** Goal of the exercise **
Make an exact copy of all the material below, apart from the pictures.

** Supplied information **
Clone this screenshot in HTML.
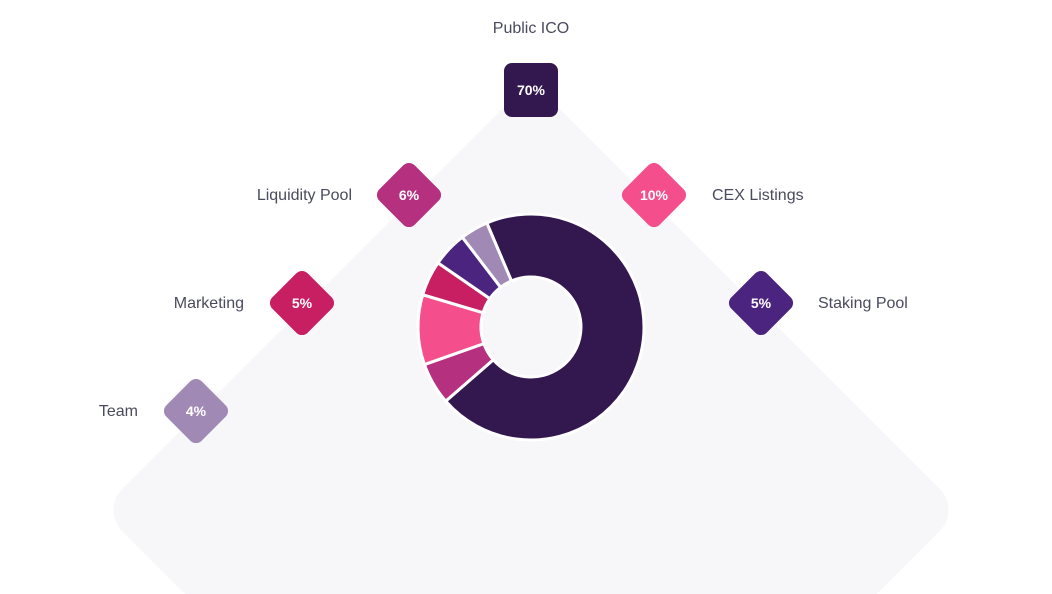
<!DOCTYPE html>
<html><head><meta charset="utf-8"><style>
body{margin:0;width:1052px;height:594px;overflow:hidden;background:#fff;font-family:"Liberation Sans",sans-serif;}
svg{position:absolute;left:0;top:0;overflow:hidden}
.lbl{font-size:16px;fill:#4a4a5e}
.pct{font-size:14px;font-weight:bold;fill:#fff}
</style></head><body>
<svg width="1052" height="594" viewBox="0 0 1052 594">
<rect x="227" y="206" width="608" height="608" rx="30" transform="rotate(45 531 510)" fill="#f7f7fa"/>
<g id="donut"></g>
<g id="badges"></g>
</svg>
<script>
const categories=["Public ICO","Liquidity Pool","CEX Listings","Marketing","Staking Pool","Team"];
const values=[70,6,10,5,5,4];
const colors=["#33184f","#b5307f","#f54e8d","#c81f62","#4b2480","#a089b5"];
const NS="http://www.w3.org/2000/svg";
const cx=531,cy=327,R=113,r=50,start=-23;
function pt(a,rad){const t=(a-90)*Math.PI/180;return [cx+rad*Math.cos(t),cy+rad*Math.sin(t)];}
const total=values.reduce((a,b)=>a+b,0);
let a=start;const donut=document.getElementById('donut');
values.forEach((v,i)=>{const s=a,e=a+v/total*360;a=e;
 const [x1,y1]=pt(s,R),[x2,y2]=pt(e,R),[x3,y3]=pt(e,r),[x4,y4]=pt(s,r);const lg=(e-s)>180?1:0;
 const p=document.createElementNS(NS,'path');
 p.setAttribute('d',`M${x1},${y1}A${R},${R} 0 ${lg} 1 ${x2},${y2}L${x3},${y3}A${r},${r} 0 ${lg} 0 ${x4},${y4}Z`);
 p.setAttribute('fill',colors[i]);p.setAttribute('stroke','#fff');p.setAttribute('stroke-width','3');
 
 
 donut.appendChild(p);});
const layout=[[531,90,0,531,33,'middle'],[409,195,1,352,200,'end'],[654,195,1,712,200,'start'],[302,303,1,244,308,'end'],[761,303,1,818,308,'start'],[196,411,1,138,416,'end']];
const badges=document.getElementById('badges');
layout.forEach((L,i)=>{const g=document.createElementNS(NS,'g');
 
 
 const s=L[2]?50:54;const rc=document.createElementNS(NS,'rect');
 rc.setAttribute('x',L[0]-s/2);rc.setAttribute('y',L[1]-s/2);rc.setAttribute('width',s);rc.setAttribute('height',s);rc.setAttribute('rx',8);
 rc.setAttribute('fill',colors[i]);if(L[2])rc.setAttribute('transform',`rotate(45 ${L[0]} ${L[1]})`);
 g.appendChild(rc);
 const t=document.createElementNS(NS,'text');t.setAttribute('x',L[0]);t.setAttribute('y',L[1]+5);t.setAttribute('text-anchor','middle');t.setAttribute('class','pct');t.textContent=values[i]+'%';g.appendChild(t);
 const l=document.createElementNS(NS,'text');l.setAttribute('x',L[3]);l.setAttribute('y',L[4]);l.setAttribute('text-anchor',L[5]);l.setAttribute('class','lbl');l.textContent=categories[i];
 
 
 g.appendChild(l);badges.appendChild(g);});
</script>
</body></html>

** Completed task **
Clone this screenshot in HTML.
<!DOCTYPE html>
<html><head><meta charset="utf-8"><style>
body{margin:0;width:1052px;height:594px;overflow:hidden;background:#fff;font-family:"Liberation Sans",sans-serif;}
svg{position:absolute;left:0;top:0;overflow:hidden}
.lbl{font-size:16px;fill:#4a4a5e}
.pct{font-size:14px;font-weight:bold;fill:#fff}
</style></head><body>
<svg width="1052" height="594" viewBox="0 0 1052 594">
<rect x="227" y="206" width="608" height="608" rx="30" transform="rotate(45 531 510)" fill="#f7f7fa"/>
<g id="donut"></g>
<g id="badges"></g>
</svg>
<script>
const categories=["Public ICO","Liquidity Pool","CEX Listings","Marketing","Staking Pool","Team"];
const values=[70,6,10,5,5,4];
const colors=["#33184f","#b5307f","#f54e8d","#c81f62","#4b2480","#a089b5"];
const NS="http://www.w3.org/2000/svg";
const cx=531,cy=327,R=113,r=50,start=-23;
function pt(a,rad){const t=(a-90)*Math.PI/180;return [cx+rad*Math.cos(t),cy+rad*Math.sin(t)];}
const total=values.reduce((a,b)=>a+b,0);
let a=start;const donut=document.getElementById('donut');
values.forEach((v,i)=>{const s=a,e=a+v/total*360;a=e;
 const [x1,y1]=pt(s,R),[x2,y2]=pt(e,R),[x3,y3]=pt(e,r),[x4,y4]=pt(s,r);const lg=(e-s)>180?1:0;
 const p=document.createElementNS(NS,'path');
 p.setAttribute('d',`M${x1},${y1}A${R},${R} 0 ${lg} 1 ${x2},${y2}L${x3},${y3}A${r},${r} 0 ${lg} 0 ${x4},${y4}Z`);
 p.setAttribute('fill',colors[i]);p.setAttribute('stroke','#fff');p.setAttribute('stroke-width','3');
 
 
 donut.appendChild(p);});
const layout=[[531,90,0,531,33,'middle'],[409,195,1,352,200,'end'],[654,195,1,712,200,'start'],[302,303,1,244,308,'end'],[761,303,1,818,308,'start'],[196,411,1,138,416,'end']];
const badges=document.getElementById('badges');
layout.forEach((L,i)=>{const g=document.createElementNS(NS,'g');
 
 
 const s=L[2]?50:54;const rc=document.createElementNS(NS,'rect');
 rc.setAttribute('x',L[0]-s/2);rc.setAttribute('y',L[1]-s/2);rc.setAttribute('width',s);rc.setAttribute('height',s);rc.setAttribute('rx',8);
 rc.setAttribute('fill',colors[i]);if(L[2])rc.setAttribute('transform',`rotate(45 ${L[0]} ${L[1]})`);
 g.appendChild(rc);
 const t=document.createElementNS(NS,'text');t.setAttribute('x',L[0]);t.setAttribute('y',L[1]+5);t.setAttribute('text-anchor','middle');t.setAttribute('class','pct');t.textContent=values[i]+'%';g.appendChild(t);
 const l=document.createElementNS(NS,'text');l.setAttribute('x',L[3]);l.setAttribute('y',L[4]);l.setAttribute('text-anchor',L[5]);l.setAttribute('class','lbl');l.textContent=categories[i];
 
 
 g.appendChild(l);badges.appendChild(g);});
</script>
</body></html>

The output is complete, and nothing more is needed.